Biogen Idec, Sangamo BioSciences partner to develop therapeutics for hemoglobinopathies

Published on January 9, 2014 at 8:15 AM · No Comments

Biogen Idec (NASDAQ: BIIB) and Sangamo BioSciences, Inc. (NASDAQ: SGMO) announced today an exclusive worldwide collaboration and license agreement focused on the development of therapeutics for hemoglobinopathies, inherited conditions that result from the abnormal structure or underproduction of hemoglobin. The agreement will enable Biogen Idec to further enhance its expertise in non-malignant hematology by leveraging Sangamo's proprietary genome-editing technology platform to develop treatments targeting sickle cell disease (SCD) and beta-thalassemia.

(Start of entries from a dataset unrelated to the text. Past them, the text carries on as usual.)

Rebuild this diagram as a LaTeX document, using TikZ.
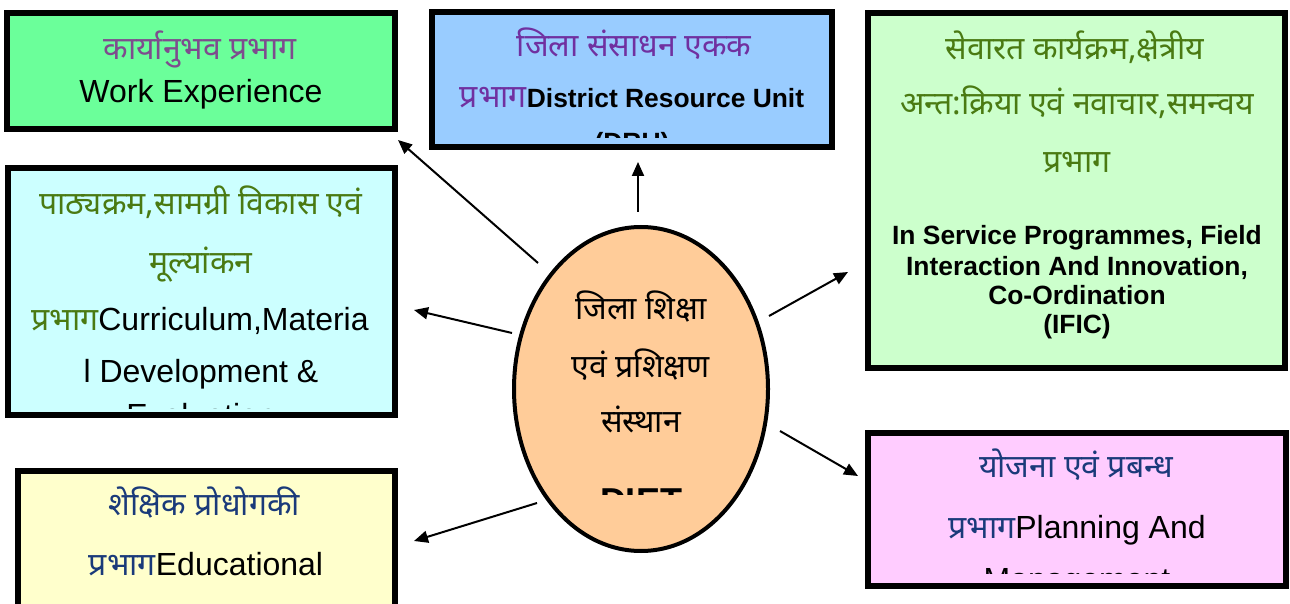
\documentclass[tikz,border=0pt]{standalone}
\usepackage{fontspec}
\setmainfont{Liberation Sans}
\newfontfamily\dev[Script=Devanagari]{Noto Sans}
\usetikzlibrary{arrows.meta,shapes.geometric}
\definecolor{weFill}{HTML}{6BFF9A}
\definecolor{druFill}{HTML}{99CCFF}
\definecolor{ificFill}{HTML}{CCFFCC}
\definecolor{curFill}{HTML}{CCFFFF}
\definecolor{eduFill}{HTML}{FFFFCC}
\definecolor{planFill}{HTML}{FFCCFF}
\definecolor{dietFill}{HTML}{FFCC99}
\definecolor{mauve}{HTML}{7E4C8E}
\definecolor{violet}{HTML}{7030A0}
\definecolor{olive}{HTML}{4A7A12}
\definecolor{navy}{HTML}{1A3A7A}
\newcommand{\devsz}{\dev\fontsize{16}{19}\selectfont\mdseries}
\begin{document}
\begin{tikzpicture}[x=0.5pt,y=-0.5pt,
  frame/.style={draw=black,line width=3pt,inner sep=0pt,rectangle},
  txt/.style={anchor=base,inner sep=0pt,font=\fontsize{16}{19}\selectfont},
  btxt/.style={anchor=base,inner sep=0pt,font=\fontsize{13.2}{15}\selectfont\bfseries},
  dtxt/.style={anchor=base,inner sep=0pt,font=\devsz},
  arr/.style={-{Triangle[length=7pt,width=6pt]},line width=1pt}]
\useasboundingbox (0,0) rectangle (1290,604);

% boxes
\node[frame,fill=weFill,minimum width=194pt,minimum height=58pt] (we) at (201,71) {};
\node[frame,fill=druFill,minimum width=200pt,minimum height=67.5pt] (dru) at (632,79.5) {};
\node[frame,fill=ificFill,minimum width=208.5pt,minimum height=177.5pt] (ific) at (1076.5,190.5) {};
\node[frame,fill=curFill,minimum width=193.5pt,minimum height=123.5pt] (cur) at (201.5,291.5) {};
\node[frame,fill=eduFill,minimum width=188.5pt,minimum height=84.5pt] (edu) at (206.5,555.5) {};
\node[frame,fill=planFill,minimum width=209pt,minimum height=76.5pt] (plan) at (1077,509.5) {};
\node[ellipse,draw=black,line width=2pt,fill=dietFill,inner sep=0pt,minimum width=127pt,minimum height=162pt] (diet) at (641,389) {};

% Work Experience
\node[dtxt,text=mauve] (we1) at (200,60) {कार्यानुभव प्रभाग};
\node[txt] (we2) at (201,103) {Work Experience};

% DRU
\begin{scope}
\clip (436,16) rectangle (828,138);
\node[dtxt,text=violet] (dru1) at (634,57) {जिला संसाधन एकक};
\node[btxt] (dru2) at (632,108) {{\devsz\color{violet}प्रभाग}District Resource Unit};
\node[btxt] (dru3) at (632,152) {(DRU)};
\end{scope}

% IFIC
\node[dtxt,text=olive] (if1) at (1075,60) {सेवारत कार्यक्रम,क्षेत्रीय};
\node[dtxt,text=olive] (if2) at (1077,115) {अन्त:क्रिया एवं नवाचार,समन्वय};
\node[dtxt,text=olive] (if3) at (1077,173) {प्रभाग};
\node[btxt] (if4) at (1077,245) {In Service Programmes, Field};
\node[btxt] (if5) at (1077,276) {Interaction And Innovation,};
\node[btxt] (if6) at (1077,305) {Co-Ordination};
\node[btxt] (if7) at (1077,334) {(IFIC)};

% Curriculum
\begin{scope}
\clip (12,172) rectangle (391,408);
\node[dtxt,text=olive] (cu1) at (201,215) {पाठ्यक्रम,सामग्री विकास एवं};
\node[dtxt,text=olive] (cu2) at (201,273) {मूल्यांकन};
\node[txt] (cu3) at (200,330) {{\devsz\color{olive}प्रभाग}Curriculum,Materia};
\node[txt] (cu4) at (201,382) {l Development \&};
\node[txt] (cu5) at (201,426) {Evaluation};
\end{scope}

% Educational technology
\node[dtxt,text=navy] (ed1) at (204.5,515) {शेक्षिक प्रोधोगकी};
\node[txt] (ed2) at (206,575) {{\devsz\color{navy}प्रभाग}Educational};

% Planning
\begin{scope}
\clip (872,437) rectangle (1282,573);
\node[dtxt,text=navy] (pl1) at (1076,477) {योजना एवं प्रबन्ध};
\node[txt] (pl2) at (1077,538) {{\devsz\color{navy}प्रभाग}Planning And};
\node[txt] (pl3) at (1077,590) {Management};
\end{scope}

% DIET
\node[dtxt] (di1) at (641,320) {जिला शिक्षा};
\node[dtxt] (di2) at (641,377) {एवं प्रशिक्षण};
\node[dtxt] (di3) at (641,432) {संस्थान};
\begin{scope}
\clip (560,470) rectangle (720,494);
\node[anchor=base,inner sep=0pt,font=\fontsize{18}{21}\selectfont\bfseries] (di4) at (641,513) {DIET};
\end{scope}

% arrows
\coordinate (s1) at (538,263); \coordinate (e1) at (398,140);
\coordinate (s2) at (638,212); \coordinate (e2) at (638,162);
\coordinate (s3) at (512,333); \coordinate (e3) at (414,310);
\coordinate (s4) at (537,503); \coordinate (e4) at (414,541);
\coordinate (s5) at (769,316); \coordinate (e5) at (848,272);
\coordinate (s6) at (780,431); \coordinate (e6) at (858,476);
\draw[arr] (s1) -- (e1);
\draw[arr] (s2) -- (e2);
\draw[arr] (s3) -- (e3);
\draw[arr] (s4) -- (e4);
\draw[arr] (s5) -- (e5);
\draw[arr] (s6) -- (e6);
\end{tikzpicture}
\end{document}
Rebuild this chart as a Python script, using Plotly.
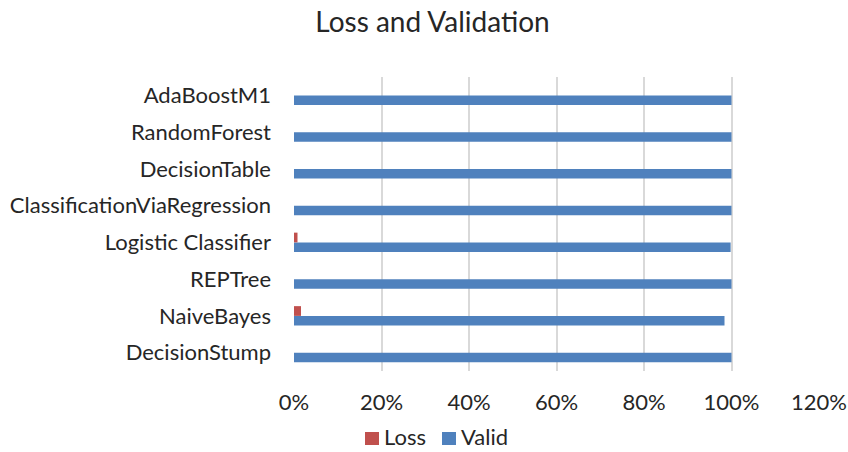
import plotly.graph_objects as go

categories = ["DecisionStump", "NaiveBayes", "REPTree", "Logistic Classifier",
              "ClassificationViaRegression", "DecisionTable", "RandomForest", "AdaBoostM1"]
loss = [0.0, 1.6, 0.0, 0.8, 0.0, 0.0, 0.0, 0.0]
valid = [100.0, 98.4, 100.0, 99.8, 100.0, 100.0, 100.0, 100.0]
x_ticks = [0, 20, 40, 60, 80, 100, 120]
x_tick_labels = ["0%", "20%", "40%", "60%", "80%", "100%", "120%"]

FONT = "Lato, Carlito, 'Open Sans', sans-serif"
BLUE = "#4F81BD"
RED = "#C0504D"
TEXT = "#262626"

W, H = 848, 452
ML, MR, MT, MB = 294, 29, 77, 81
PW, PH = W - ML - MR, H - MT - MB


def px_x(px):
    return (px - ML) / PW


def px_y(py):
    return (H - MB - py) / PH


fig = go.Figure()
# Valid added first so it sits below Loss within each category group
fig.add_trace(go.Bar(y=categories, x=valid, name="Valid", orientation="h",
                     marker=dict(color=BLUE, line=dict(width=0))))
fig.add_trace(go.Bar(y=categories, x=loss, name="Loss", orientation="h",
                     marker=dict(color=RED, line=dict(width=0))))

# Legend drawn as swatches + labels below the axis
legend_items = [("Loss", RED, 365), ("Valid", BLUE, 442)]
for label, color, left in legend_items:
    fig.add_shape(type="rect", xref="paper", yref="paper",
                  x0=px_x(left), x1=px_x(left + 14),
                  y0=px_y(445), y1=px_y(432),
                  fillcolor=color, line=dict(width=0))
    fig.add_annotation(text=label, xref="paper", yref="paper",
                       x=px_x(left + 18), y=px_y(451),
                       xanchor="left", yanchor="bottom", showarrow=False,
                       borderpad=0,
                       font=dict(family=FONT, size=22, color=TEXT))

fig.update_layout(
    width=W, height=H,
    margin=dict(l=ML, r=MR, t=MT, b=MB, autoexpand=False),
    paper_bgcolor="white", plot_bgcolor="white",
    barmode="group", bargap=0.47, bargroupgap=0,
    showlegend=False,
    title=dict(text="Loss and Validation", x=0.51, xanchor="center",
               y=0.95, yanchor="middle",
               font=dict(family=FONT, size=28, color=TEXT)),
    font=dict(family=FONT, size=22, color=TEXT),
    xaxis=dict(range=[0, 120], tickvals=x_ticks, ticktext=x_tick_labels,
               showgrid=True, gridcolor="#D9D9D9", gridwidth=2,
               zeroline=False, showline=False, ticks="", automargin=False,
               ticklabelstandoff=16, tickfont=dict(size=22)),
    yaxis=dict(categoryorder="array", categoryarray=categories,
               showgrid=False, zeroline=False, showline=False, ticks="",
               automargin=False, ticklabelstandoff=22, tickfont=dict(size=22)),
)

fig.write_html("out.html")
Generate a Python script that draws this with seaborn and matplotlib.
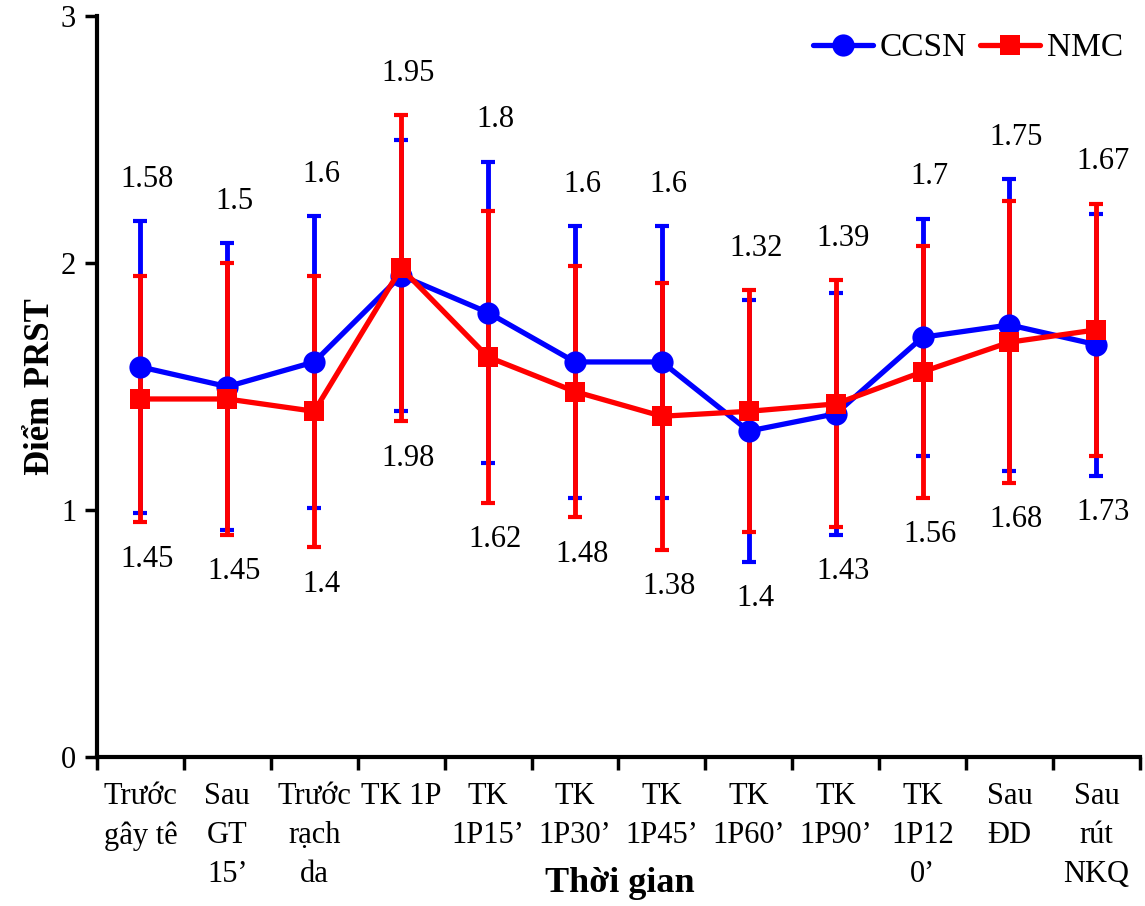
import numpy as np
import pandas as pd
import matplotlib
matplotlib.use("Agg")
import matplotlib.pyplot as plt
import seaborn as sns

# nhãn trục x (thời điểm)
categories = ["Trước\ngây tê", "Sau\nGT\n15’", "Trước\nrạch\nda", "TK 1P",
              "TK\n1P15’", "TK\n1P30’", "TK\n1P45’", "TK\n1P60’",
              "TK\n1P90’", "TK\n1P12\n0’", "Sau\nĐD", "Sau\nrút\nNKQ"]

# điểm PRST trung bình và độ lệch chuẩn
ccsn_mean = [1.58, 1.5, 1.6, 1.95, 1.8, 1.6, 1.6, 1.32, 1.39, 1.7, 1.75, 1.67]
ccsn_sd = [0.59, 0.58, 0.59, 0.55, 0.61, 0.55, 0.55, 0.53, 0.49, 0.48, 0.59, 0.53]
nmc_mean = [1.45, 1.45, 1.4, 1.98, 1.62, 1.48, 1.38, 1.4, 1.43, 1.56, 1.68, 1.73]
nmc_sd = [0.50, 0.55, 0.55, 0.62, 0.59, 0.51, 0.54, 0.49, 0.50, 0.51, 0.57, 0.51]

sns.set_style("ticks")
plt.rcParams["font.family"] = ["Liberation Serif", "DejaVu Serif"]
for key in ["text.color", "axes.labelcolor", "xtick.color", "ytick.color"]:
    plt.rcParams[key] = "black"

BLUE = "#0000FF"
RED = "#FF0000"

df = pd.DataFrame({
    "pos": np.arange(len(categories)),
    "ccsn": ccsn_mean, "ccsn_sd": ccsn_sd,
    "nmc": nmc_mean, "nmc_sd": nmc_sd,
})

fig = plt.figure(figsize=(11.45, 9.06), dpi=100)
ax = fig.add_axes([0.0847, 0.1645, 0.9108, 0.8175])

# thanh sai số
ax.errorbar(df.pos, df.ccsn, yerr=df.ccsn_sd, fmt="none", ecolor=BLUE,
            elinewidth=3.5, capsize=5, capthick=3, zorder=2)
ax.errorbar(df.pos, df.nmc, yerr=df.nmc_sd, fmt="none", ecolor=RED,
            elinewidth=3.5, capsize=5, capthick=3, zorder=3)

sns.lineplot(data=df, x="pos", y="ccsn", color=BLUE, marker="o", markersize=16,
             markeredgewidth=0, linewidth=3.8, label="CCSN", ax=ax, zorder=4)
sns.lineplot(data=df, x="pos", y="nmc", color=RED, marker="s", markersize=15,
             markeredgewidth=0, linewidth=3.8, label="NMC", ax=ax, zorder=5)

# nhãn giá trị
for i in range(len(categories)):
    top = max(ccsn_mean[i] + ccsn_sd[i], nmc_mean[i] + nmc_sd[i]) + 0.17
    bot = min(ccsn_mean[i] - ccsn_sd[i], nmc_mean[i] - nmc_sd[i]) - 0.15
    ax.text(i + 0.08, top, f"{ccsn_mean[i]:g}", ha="center", va="center", fontsize=22)
    ax.text(i + 0.08, bot, f"{nmc_mean[i]:g}", ha="center", va="center", fontsize=22)

ax.set_xlim(-0.5, len(categories) - 0.5)
ax.set_ylim(0, 3)
ax.set_yticks([0, 1, 2, 3])
ax.set_xticks(np.arange(len(categories) + 1) - 0.5)
ax.set_xticklabels([])
ax.set_xticks(np.arange(len(categories)), minor=True)
ax.set_xticklabels(categories, minor=True, fontsize=22, linespacing=1.45)
ax.tick_params(axis="x", which="minor", length=0, pad=18)
ax.tick_params(axis="x", which="major", length=9, width=2.5, direction="out")
ax.tick_params(axis="y", length=9, width=2.5, labelsize=22, pad=6)

for side in ["top", "right"]:
    ax.spines[side].set_visible(False)
for side in ["left", "bottom"]:
    ax.spines[side].set_linewidth(3)
    ax.spines[side].set_color("black")

ax.set_xlabel("Thời gian", fontsize=26, fontweight="bold")
ax.xaxis.set_label_coords(0.501, -0.148)
ax.set_ylabel("Điểm PRST", fontsize=25, fontweight="bold", labelpad=3)

ax.legend(loc="upper right", bbox_to_anchor=(1.0, 1.0), ncol=2, frameon=False,
          fontsize=24, handlelength=1.8, columnspacing=0.4, handletextpad=0.2,
          borderaxespad=0.1)

fig.savefig("out.png", dpi=100)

"Our collaboration with Sangamo is expected to help us expand our capabilities to develop treatments for people with serious, inherited hematologic conditions," said Douglas E. Williams, Ph.D., Biogen Idec's executive vice president of research and development. "Building upon emerging science related to fetal hemoglobin regulation, we intend to develop Sangamo's novel gene-editing technology to create a single approach that has the potential to functionally cure both sickle cell disease and beta-thalassemia."

Sangamo's proprietary zinc finger nuclease (ZFN) genome-editing technology enables multiple pathways to treat SCD and beta-thalassemia. The technology can be used to precisely target and knock out key regulators of gene expression, or can be used to precisely insert a new corrective gene to replace the defective copy.

"We are delighted to partner our hemoglobinopathies programs with Biogen Idec," said Edward Lanphier, Sangamo's president and chief executive officer. "Biogen Idec is a leader in drug development and has a history of successfully translating cutting edge science into treatments that provide life-changing clinical benefit for patients. This alliance is further validation of our ZFP platform as a transformative technology and accelerates our goal of developing a novel class of therapeutics which has the potential to revolutionize the treatment of genetic diseases."